— start of Material provided —
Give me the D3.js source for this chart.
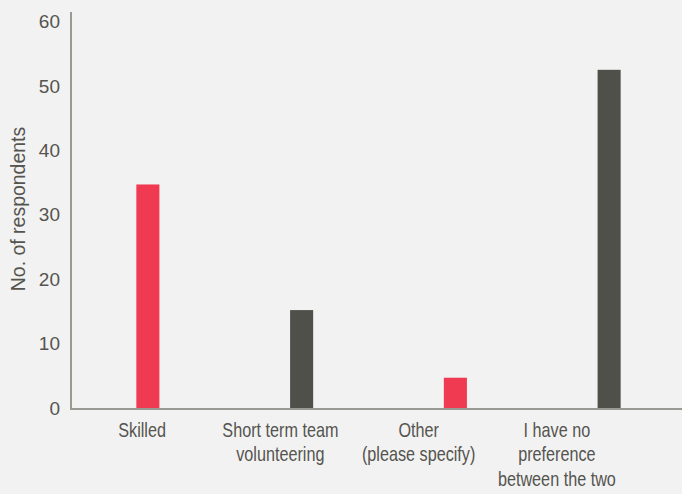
<!DOCTYPE html>
<html><head><meta charset="utf-8">
<script src="https://cdn.jsdelivr.net/npm/d3@7"></script>
<style>
html,body{margin:0;padding:0;background:#f2f2f2;}
text{font-family:"Liberation Sans","Arial",sans-serif;fill:#55544f;}
</style></head>
<body><svg id="c" width="682" height="494"></svg>
<script>
const categories = [["Skilled"],["Short term team","volunteering"],["Other","(please specify)"],["I have no","preference","between the two"]];
const values = [34.7, 15.2, 4.7, 52.5];
const barColors = ["#f03a52","#50504b","#f03a52","#50504b"];
const yTicks = [0,10,20,30,40,50,60];
const yTitle = "No. of respondents";

const svg = d3.select("#c");
svg.append("rect").attr("width",682).attr("height",494).attr("fill","#f2f2f2");
const ids = d3.range(categories.length);
const x = d3.scaleBand().domain(ids).range([71,686]).paddingInner(0.85).paddingOuter(0.425);
const xl = d3.scaleBand().domain(ids).range([73,626]);
const y = d3.scaleLinear().domain([0,60]).range([408,21.5]);

svg.selectAll("rect.bar").data(values).enter().append("rect").attr("class","bar")
  .attr("x",(d,i)=>x(i)).attr("width",x.bandwidth())
  .attr("y",d=>y(d)).attr("height",d=>y(0)-y(d)).attr("fill",(d,i)=>barColors[i]);

// axes lines
svg.append("line").attr("x1",71).attr("x2",682).attr("y1",409).attr("y2",409).attr("stroke","#9b9994").attr("stroke-width",2);
svg.append("line").attr("x1",71).attr("x2",71).attr("y1",12).attr("y2",410).attr("stroke","#9b9994").attr("stroke-width",2);

// y tick labels
const yAxis = d3.axisLeft(y).tickValues(yTicks).tickSize(0).tickPadding(11);
const ga = svg.append("g").attr("transform","translate(71,0)").call(yAxis);
ga.select(".domain").remove();
ga.selectAll("text").attr("font-size",19).style("font-family","'Liberation Sans',sans-serif").attr("fill","#55544f");

// x labels (condensed)
const lg = svg.selectAll("g.xl").data(categories).enter().append("g")
  .attr("transform",(d,i)=>`translate(${xl(i)+xl.bandwidth()/2},0)`);
lg.selectAll("text").data(d=>d).enter().append("text")
  .attr("text-anchor","middle").attr("font-size",20.5)
  .attr("transform",(d,j)=>`translate(0,${436.5+j*24.5}) scale(0.79,1)`).text(d=>d);

svg.append("text").attr("transform","translate(25,209) rotate(-90) scale(0.95,1)")
  .attr("text-anchor","middle").attr("font-size",20.5).text(yTitle);
</script></body></html>
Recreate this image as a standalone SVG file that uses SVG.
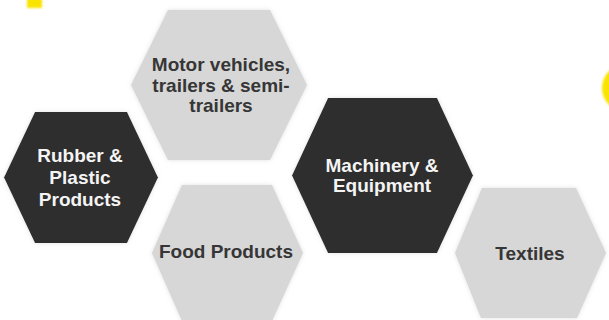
<svg xmlns="http://www.w3.org/2000/svg" width="609" height="320" viewBox="0 0 609 320">
<defs>
<filter id="glow" x="-15%" y="-15%" width="130%" height="130%">
<feGaussianBlur in="SourceAlpha" stdDeviation="2.2" result="b"/>
<feFlood flood-color="#c8c8c8" flood-opacity="0.55"/>
<feComposite in2="b" operator="in" result="s"/>
<feMerge><feMergeNode in="s"/><feMergeNode in="SourceGraphic"/></feMerge>
</filter>
<filter id="ysoft" x="-50%" y="-50%" width="200%" height="200%">
<feGaussianBlur stdDeviation="1.2"/>
</filter>
</defs>
<style>
.light{fill:#d7d7d7;filter:url(#glow);}
.dark{fill:#2d2d2d;filter:url(#glow);}
text{font-family:"Liberation Sans",Arial,sans-serif;font-weight:bold;font-size:19px;text-anchor:middle;}
.tl{fill:#363636;}
.td{fill:#f4f4f4;}
.yel{fill:#f9e400;}
</style>
<rect width="609" height="320" fill="#ffffff"/>
<g id="decor">
<rect class="yel" x="27" y="-2" width="15" height="10" filter="url(#ysoft)"/>
<circle class="yel" cx="626" cy="88" r="24" filter="url(#ysoft)"/>
</g>
<g id="motor-vehicles">
<polygon class="light" points="168,10 270,10 307,85 270,160 168,160 131,85"/>
<text class="tl" x="221" y="71">Motor vehicles,</text>
<text class="tl" x="221" y="91.5">trailers &amp; semi-</text>
<text class="tl" x="221" y="111.5">trailers</text>
</g>
<g id="rubber-plastic">
<polygon class="dark" points="35,112 127,112 158,177.5 127,243 35,243 4,177.5"/>
<text class="td" x="80" y="162">Rubber &amp;</text>
<text class="td" x="80" y="184">Plastic</text>
<text class="td" x="80" y="206">Products</text>
</g>
<g id="food-products">
<polygon class="light" points="182,185 272,185 303,253 272,321 182,321 152,253"/>
<text class="tl" x="226" y="258">Food Products</text>
</g>
<g id="machinery-equipment">
<polygon class="dark" points="328,98 437,98 473,175.5 437,253 328,253 292,175.5"/>
<text class="td" x="382" y="172">Machinery &amp;</text>
<text class="td" x="382" y="192">Equipment</text>
</g>
<g id="textiles">
<polygon class="light" points="482,188 576,188 606,253 577,318 481,318 455,253"/>
<text class="tl" x="530" y="260">Textiles</text>
</g>
<g id="connectors"></g>
</svg>
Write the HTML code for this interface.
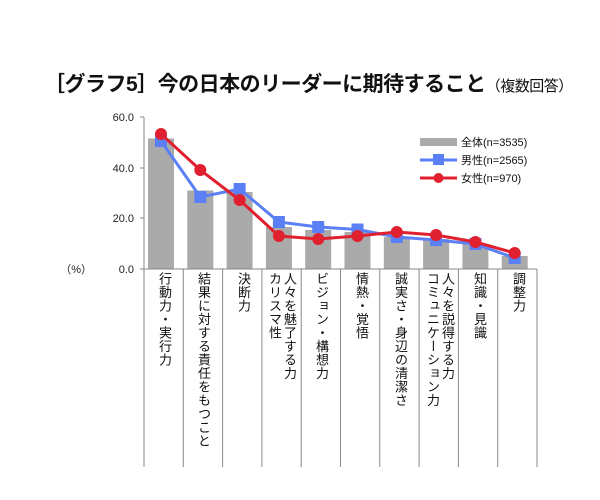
<!DOCTYPE html>
<html><head><meta charset="utf-8"><style>
body{margin:0;background:#fff;width:600px;height:500px;overflow:hidden;font-family:"Liberation Sans","Noto Sans CJK JP",sans-serif}
.v{position:absolute;writing-mode:vertical-rl;font-size:13px;line-height:14px;color:#111;letter-spacing:0.5px}
</style></head><body>
<div style="position:absolute;left:44px;top:68px;font-size:21px;font-weight:bold;white-space:nowrap;color:#111;letter-spacing:-0.5px">［グラフ5］今の日本のリーダーに期待すること<span style="font-size:15px;font-weight:normal">（複数回答）</span></div>
<svg width="600" height="500" style="position:absolute;left:0;top:0" font-family="Liberation Sans,Noto Sans CJK JP,sans-serif">
<g fill="#aaa">
<rect x="148" y="138.5" width="26" height="130.5"/>
<rect x="187.3" y="190.5" width="26" height="78.5"/>
<rect x="226.6" y="192" width="26" height="77"/>
<rect x="265.9" y="227" width="26" height="42"/>
<rect x="305.2" y="230" width="26" height="39"/>
<rect x="344.5" y="232" width="26" height="37"/>
<rect x="383.8" y="237" width="26" height="32"/>
<rect x="423.1" y="239" width="26" height="30"/>
<rect x="462.4" y="244" width="26" height="25"/>
<rect x="501.7" y="256" width="26" height="13"/>
</g>
<g stroke="#888" stroke-width="1">
<line x1="144" y1="117" x2="144" y2="269"/>
<line x1="140" y1="117" x2="144" y2="117"/><line x1="140" y1="168" x2="144" y2="168"/><line x1="140" y1="218" x2="144" y2="218"/>
<line x1="140" y1="269" x2="537" y2="269"/>
<line x1="144" y1="269" x2="144" y2="467"/><line x1="183.3" y1="269" x2="183.3" y2="467"/><line x1="222.6" y1="269" x2="222.6" y2="467"/><line x1="261.9" y1="269" x2="261.9" y2="467"/><line x1="301.2" y1="269" x2="301.2" y2="467"/><line x1="340.5" y1="269" x2="340.5" y2="467"/><line x1="379.8" y1="269" x2="379.8" y2="467"/><line x1="419.1" y1="269" x2="419.1" y2="467"/><line x1="458.4" y1="269" x2="458.4" y2="467"/><line x1="497.7" y1="269" x2="497.7" y2="467"/><line x1="537" y1="269" x2="537" y2="467"/>
</g>
<g font-size="11" fill="#222" text-anchor="end">
<text x="134" y="121">60.0</text><text x="134" y="172">40.0</text><text x="134" y="222">20.0</text><text x="134" y="273">0.0</text>
<text x="92" y="273" font-size="11">（%）</text>
</g>
<polyline fill="none" stroke="#5b7ff5" stroke-width="3" points="161,141 200.3,197 239.6,189 278.9,222 318.2,227 357.5,229.5 396.8,237 436.1,240 475.4,244 514.7,258"/>
<g fill="#5b7ff5">
<rect x="155" y="135" width="12" height="12"/><rect x="194.3" y="191" width="12" height="12"/><rect x="233.6" y="183" width="12" height="12"/><rect x="272.9" y="216" width="12" height="12"/><rect x="312.2" y="221" width="12" height="12"/><rect x="351.5" y="223.5" width="12" height="12"/><rect x="390.8" y="231" width="12" height="12"/><rect x="430.1" y="234" width="12" height="12"/><rect x="469.4" y="238" width="12" height="12"/><rect x="508.7" y="252" width="12" height="12"/>
</g>
<polyline fill="none" stroke="#e0202f" stroke-width="3" points="161,134 200.3,170 239.6,200 278.9,236 318.2,239 357.5,236 396.8,232 436.1,235 475.4,242 514.7,253"/>
<g fill="#e0202f">
<circle cx="161" cy="134" r="6"/><circle cx="200.3" cy="170" r="6"/><circle cx="239.6" cy="200" r="6"/><circle cx="278.9" cy="236" r="6"/><circle cx="318.2" cy="239" r="6"/><circle cx="357.5" cy="236" r="6"/><circle cx="396.8" cy="232" r="6"/><circle cx="436.1" cy="235" r="6"/><circle cx="475.4" cy="242" r="6"/><circle cx="514.7" cy="253" r="6"/>
</g>
<rect x="420" y="138" width="37" height="8" fill="#aaa"/>
<line x1="420" y1="160" x2="457" y2="160" stroke="#5b7ff5" stroke-width="3"/><rect x="433" y="154" width="11" height="11" fill="#5b7ff5"/>
<line x1="420" y1="178" x2="457" y2="178" stroke="#e0202f" stroke-width="3"/><circle cx="438.5" cy="178" r="5" fill="#e0202f"/>
<g font-size="11" fill="#111">
<text x="461" y="146">全体(n=3535)</text><text x="461" y="164">男性(n=2565)</text><text x="461" y="182">女性(n=970)</text>
</g>
</svg>
<div class="v" style="left:157px;top:272px">行動力・実行力</div>
<div class="v" style="left:196px;top:272px">結果に対する責任をもつこと</div>
<div class="v" style="left:236px;top:272px">決断力</div>
<div class="v" style="left:267px;top:272px;line-height:15px">人々を魅了する力<br>カリスマ性</div>
<div class="v" style="left:314px;top:272px">ビジョン・構想力</div>
<div class="v" style="left:354px;top:272px">情熱・覚悟</div>
<div class="v" style="left:393px;top:272px">誠実さ・身辺の清潔さ</div>
<div class="v" style="left:425px;top:272px;line-height:15px">人々を説得する力<br>コミュニケーション力</div>
<div class="v" style="left:472px;top:272px">知識・見識</div>
<div class="v" style="left:511px;top:272px">調整力</div>
</body></html>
— end of Material provided —
What the exercise asks
Locate all lines in the listing above with the word "this". Copy them.

Expected output
Give me the D3.js source for this chart.
Recreate this image as a standalone SVG file that uses SVG.
Write the HTML code for this interface.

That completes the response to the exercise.